Most my problem Kickstarter children are video games. The only one that might not ever deliver anything at all… a video game. I’ve temporarily put a hold on backing any video games through the platform.

Stoneheart is still delivering progress though, and it seems that the game is almost great enough already, at least for what I paid for it.

There’s also Divinity: Original Sin 1 & 2 which surely should be enough reason to keep on Kickstarting… cant wait for Original Sin 3, or a Remake of the original divinity (with ALL the text…)

Kynseed looks really interesting. I’m in.

Was cruising Kickstarter today, and this looked interesting.
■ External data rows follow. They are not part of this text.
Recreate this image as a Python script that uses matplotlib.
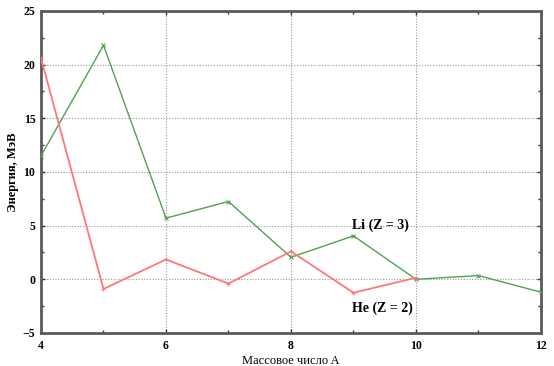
import matplotlib.pyplot as plt
from matplotlib.ticker import MultipleLocator

# He (Z = 2)
he_a = [4, 5, 6, 7, 8, 9, 10]
he_e = [20.6, -0.9, 1.85, -0.4, 2.6, -1.25, 0.15]

# Li (Z = 3)
li_a = [4, 5, 6, 7, 8, 9, 10, 11, 12]
li_e = [11.5, 21.8, 5.7, 7.25, 2.05, 4.05, 0.0, 0.35, -1.2]

plt.rcParams['font.family'] = ['Liberation Serif', 'DejaVu Serif']

fig = plt.figure(figsize=(5.54, 3.66), dpi=100)
ax = fig.add_axes([0.074, 0.0902, 0.9025, 0.8798])

ax.plot(li_a, li_e, color='#4fa34f', lw=1.0, marker='x', ms=3, mew=0.8, zorder=3)
ax.plot(he_a, he_e, color='#ff7878', lw=1.3, marker='+', ms=3, mew=0.8, zorder=4)

ax.set_xlim(4, 12)
ax.set_ylim(-5, 25)
ax.xaxis.set_major_locator(MultipleLocator(2))
ax.xaxis.set_minor_locator(MultipleLocator(1))
ax.yaxis.set_major_locator(MultipleLocator(5))
ax.yaxis.set_minor_locator(MultipleLocator(2.5))
ax.grid(True, which='major', ls=(0, (1, 1.5)), color='#999999', lw=0.8)

ax.tick_params(which='both', direction='in', top=True, right=True,
               color='#333333', labelsize=8.5)
ax.tick_params(axis='x', pad=5)
ax.tick_params(axis='y', pad=4)
ax.tick_params(which='major', length=3, width=1)
ax.tick_params(which='minor', length=2, width=1)
for lab in ax.get_xticklabels() + ax.get_yticklabels():
    lab.set_fontweight('bold')

for s in ax.spines.values():
    s.set_linewidth(2)
    s.set_color('#5a5a5a')

ax.set_xlabel('Массовое число A', fontsize=9, labelpad=2)
ax.set_ylabel('Энергия, МэВ', fontsize=9, fontweight='bold', labelpad=3)

ax.text(9.43, 5.0, 'Li (Z = 3)', fontsize=10, fontweight='bold', ha='center', va='center')
ax.text(9.47, -2.7, 'He (Z = 2)', fontsize=10, fontweight='bold', ha='center', va='center')

fig.savefig('out.png', dpi=100)
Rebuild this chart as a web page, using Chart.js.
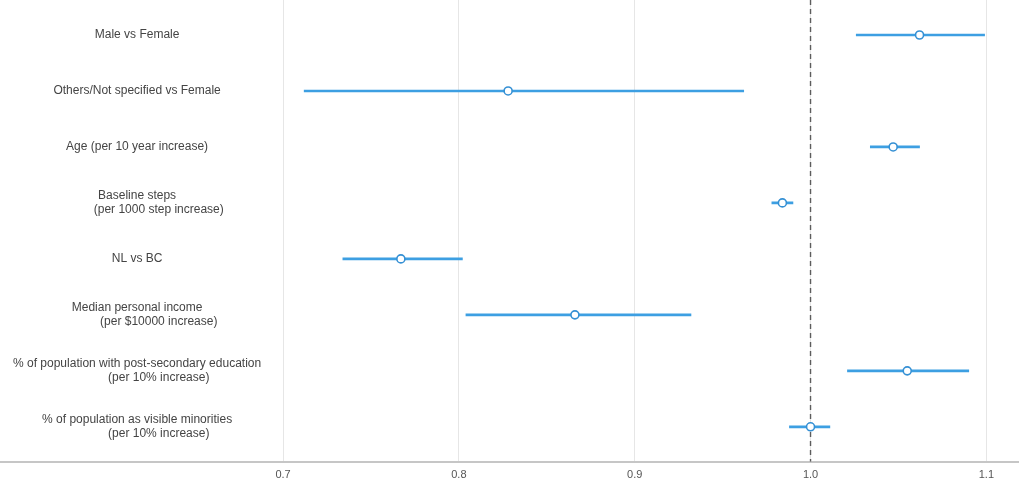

Has about 6 days left:

Though it is very early in development,…

This seems both pretty ambitious and potentially something super.

Not going to KS this but I will certainly look forward to how it turns out.

From the comments it looks like the developer has a failed KS project he never finished:

https://www.kickstarter.com/projects/1319847883/stardrive-a-4x-action-strategy-game-for-the-pc/comments

So this one would be wait and see for me. Looks cool, though.

At this point anyone who buys a Kickstarter or Early Access game from Zero gets what they deserve. He never really finished Stardrive or Stardrive 2 and it is quite likely he will not finish this either.

StarDrive guy is on my personal blacklist for dumping that game so quickly to make a sequel. Fool me once.

For fans of Trail of Cthulhu and/or Robin Laws and/or the works of Robert W. Chambers and roleplaying, you may want to check out the new project from Pelgrane Press:

I have every confidence this is gonna be a hell of a game.

What was that Kickstarter game that had the village, a monster, and a dungeon that constantly changed. Every night the monster would kill off a random villager and the stories village dynamically changes depending on who was killed…

Likewise. No sale! Unless it releases in a fully complete state, and is awesome. Then I might pick it up in a sale.